* start Provided data *

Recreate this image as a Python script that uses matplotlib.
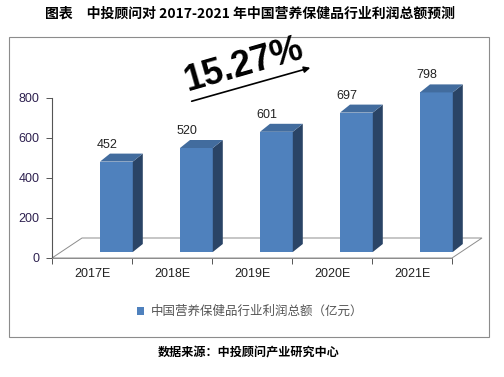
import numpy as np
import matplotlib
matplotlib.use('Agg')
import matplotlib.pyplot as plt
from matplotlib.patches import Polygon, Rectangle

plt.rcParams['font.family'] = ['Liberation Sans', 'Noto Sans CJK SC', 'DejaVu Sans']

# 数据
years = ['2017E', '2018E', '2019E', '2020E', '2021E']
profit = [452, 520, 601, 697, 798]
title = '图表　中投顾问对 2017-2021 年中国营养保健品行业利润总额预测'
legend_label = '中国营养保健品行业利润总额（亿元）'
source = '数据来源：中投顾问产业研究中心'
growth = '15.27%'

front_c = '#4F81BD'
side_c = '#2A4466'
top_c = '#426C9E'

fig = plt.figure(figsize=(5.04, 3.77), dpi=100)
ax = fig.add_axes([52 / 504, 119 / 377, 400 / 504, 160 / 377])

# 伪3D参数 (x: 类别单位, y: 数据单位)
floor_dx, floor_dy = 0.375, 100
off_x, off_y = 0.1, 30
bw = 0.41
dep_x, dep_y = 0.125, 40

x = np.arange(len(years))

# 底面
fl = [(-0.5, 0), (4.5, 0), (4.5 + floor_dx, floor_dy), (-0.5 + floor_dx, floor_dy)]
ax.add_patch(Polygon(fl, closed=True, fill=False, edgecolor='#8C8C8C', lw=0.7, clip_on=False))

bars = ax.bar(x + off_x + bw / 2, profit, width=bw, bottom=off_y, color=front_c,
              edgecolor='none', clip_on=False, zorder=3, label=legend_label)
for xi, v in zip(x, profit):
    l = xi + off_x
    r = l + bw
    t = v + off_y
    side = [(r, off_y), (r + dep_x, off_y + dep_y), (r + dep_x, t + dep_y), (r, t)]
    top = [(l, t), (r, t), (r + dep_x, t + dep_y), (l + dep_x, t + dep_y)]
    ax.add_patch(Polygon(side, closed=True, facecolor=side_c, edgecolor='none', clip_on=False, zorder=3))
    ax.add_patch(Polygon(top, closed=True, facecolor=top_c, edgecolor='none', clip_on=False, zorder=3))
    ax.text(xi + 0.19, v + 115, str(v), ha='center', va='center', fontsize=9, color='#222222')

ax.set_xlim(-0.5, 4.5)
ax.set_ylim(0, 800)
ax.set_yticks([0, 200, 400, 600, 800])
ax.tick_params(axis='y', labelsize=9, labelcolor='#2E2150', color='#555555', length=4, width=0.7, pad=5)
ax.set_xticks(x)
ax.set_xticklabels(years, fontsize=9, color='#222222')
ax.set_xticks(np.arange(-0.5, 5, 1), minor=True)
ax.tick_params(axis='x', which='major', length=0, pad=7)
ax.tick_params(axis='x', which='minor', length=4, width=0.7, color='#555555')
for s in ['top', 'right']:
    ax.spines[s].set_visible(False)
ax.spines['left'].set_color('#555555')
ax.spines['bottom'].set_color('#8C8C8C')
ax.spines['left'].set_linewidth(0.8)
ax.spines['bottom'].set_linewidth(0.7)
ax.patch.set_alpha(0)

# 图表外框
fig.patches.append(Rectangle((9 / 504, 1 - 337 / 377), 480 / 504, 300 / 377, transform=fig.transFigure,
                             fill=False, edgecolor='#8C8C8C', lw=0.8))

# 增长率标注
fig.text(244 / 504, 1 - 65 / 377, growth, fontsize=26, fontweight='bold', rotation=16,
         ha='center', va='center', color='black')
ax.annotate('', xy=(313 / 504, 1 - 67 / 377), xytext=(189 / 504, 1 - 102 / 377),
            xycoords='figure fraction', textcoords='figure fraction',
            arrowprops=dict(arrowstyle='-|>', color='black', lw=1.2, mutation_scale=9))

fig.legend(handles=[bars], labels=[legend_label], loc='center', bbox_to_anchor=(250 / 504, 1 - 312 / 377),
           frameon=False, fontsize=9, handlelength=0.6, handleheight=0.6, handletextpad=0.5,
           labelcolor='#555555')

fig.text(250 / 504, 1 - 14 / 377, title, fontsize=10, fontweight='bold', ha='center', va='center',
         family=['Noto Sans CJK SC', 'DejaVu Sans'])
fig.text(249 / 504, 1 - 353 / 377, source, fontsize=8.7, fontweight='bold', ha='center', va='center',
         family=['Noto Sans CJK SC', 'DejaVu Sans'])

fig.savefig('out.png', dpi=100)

* end Provided data *

Goal of the exercise »
Transcribe the listing in full. Omit the pictures and keep every line exact.

Output »
Recreate this image as a Python script that uses matplotlib.
import numpy as np
import matplotlib
matplotlib.use('Agg')
import matplotlib.pyplot as plt
from matplotlib.patches import Polygon, Rectangle

plt.rcParams['font.family'] = ['Liberation Sans', 'Noto Sans CJK SC', 'DejaVu Sans']

# 数据
years = ['2017E', '2018E', '2019E', '2020E', '2021E']
profit = [452, 520, 601, 697, 798]
title = '图表　中投顾问对 2017-2021 年中国营养保健品行业利润总额预测'
legend_label = '中国营养保健品行业利润总额（亿元）'
source = '数据来源：中投顾问产业研究中心'
growth = '15.27%'

front_c = '#4F81BD'
side_c = '#2A4466'
top_c = '#426C9E'

fig = plt.figure(figsize=(5.04, 3.77), dpi=100)
ax = fig.add_axes([52 / 504, 119 / 377, 400 / 504, 160 / 377])

# 伪3D参数 (x: 类别单位, y: 数据单位)
floor_dx, floor_dy = 0.375, 100
off_x, off_y = 0.1, 30
bw = 0.41
dep_x, dep_y = 0.125, 40

x = np.arange(len(years))

# 底面
fl = [(-0.5, 0), (4.5, 0), (4.5 + floor_dx, floor_dy), (-0.5 + floor_dx, floor_dy)]
ax.add_patch(Polygon(fl, closed=True, fill=False, edgecolor='#8C8C8C', lw=0.7, clip_on=False))

bars = ax.bar(x + off_x + bw / 2, profit, width=bw, bottom=off_y, color=front_c,
              edgecolor='none', clip_on=False, zorder=3, label=legend_label)
for xi, v in zip(x, profit):
    l = xi + off_x
    r = l + bw
    t = v + off_y
    side = [(r, off_y), (r + dep_x, off_y + dep_y), (r + dep_x, t + dep_y), (r, t)]
    top = [(l, t), (r, t), (r + dep_x, t + dep_y), (l + dep_x, t + dep_y)]
    ax.add_patch(Polygon(side, closed=True, facecolor=side_c, edgecolor='none', clip_on=False, zorder=3))
    ax.add_patch(Polygon(top, closed=True, facecolor=top_c, edgecolor='none', clip_on=False, zorder=3))
    ax.text(xi + 0.19, v + 115, str(v), ha='center', va='center', fontsize=9, color='#222222')

ax.set_xlim(-0.5, 4.5)
ax.set_ylim(0, 800)
ax.set_yticks([0, 200, 400, 600, 800])
ax.tick_params(axis='y', labelsize=9, labelcolor='#2E2150', color='#555555', length=4, width=0.7, pad=5)
ax.set_xticks(x)
ax.set_xticklabels(years, fontsize=9, color='#222222')
ax.set_xticks(np.arange(-0.5, 5, 1), minor=True)
ax.tick_params(axis='x', which='major', length=0, pad=7)
ax.tick_params(axis='x', which='minor', length=4, width=0.7, color='#555555')
for s in ['top', 'right']:
    ax.spines[s].set_visible(False)
ax.spines['left'].set_color('#555555')
ax.spines['bottom'].set_color('#8C8C8C')
ax.spines['left'].set_linewidth(0.8)
ax.spines['bottom'].set_linewidth(0.7)
ax.patch.set_alpha(0)

# 图表外框
fig.patches.append(Rectangle((9 / 504, 1 - 337 / 377), 480 / 504, 300 / 377, transform=fig.transFigure,
                             fill=False, edgecolor='#8C8C8C', lw=0.8))

# 增长率标注
fig.text(244 / 504, 1 - 65 / 377, growth, fontsize=26, fontweight='bold', rotation=16,
         ha='center', va='center', color='black')
ax.annotate('', xy=(313 / 504, 1 - 67 / 377), xytext=(189 / 504, 1 - 102 / 377),
            xycoords='figure fraction', textcoords='figure fraction',
            arrowprops=dict(arrowstyle='-|>', color='black', lw=1.2, mutation_scale=9))

fig.legend(handles=[bars], labels=[legend_label], loc='center', bbox_to_anchor=(250 / 504, 1 - 312 / 377),
           frameon=False, fontsize=9, handlelength=0.6, handleheight=0.6, handletextpad=0.5,
           labelcolor='#555555')

fig.text(250 / 504, 1 - 14 / 377, title, fontsize=10, fontweight='bold', ha='center', va='center',
         family=['Noto Sans CJK SC', 'DejaVu Sans'])
fig.text(249 / 504, 1 - 353 / 377, source, fontsize=8.7, fontweight='bold', ha='center', va='center',
         family=['Noto Sans CJK SC', 'DejaVu Sans'])

fig.savefig('out.png', dpi=100)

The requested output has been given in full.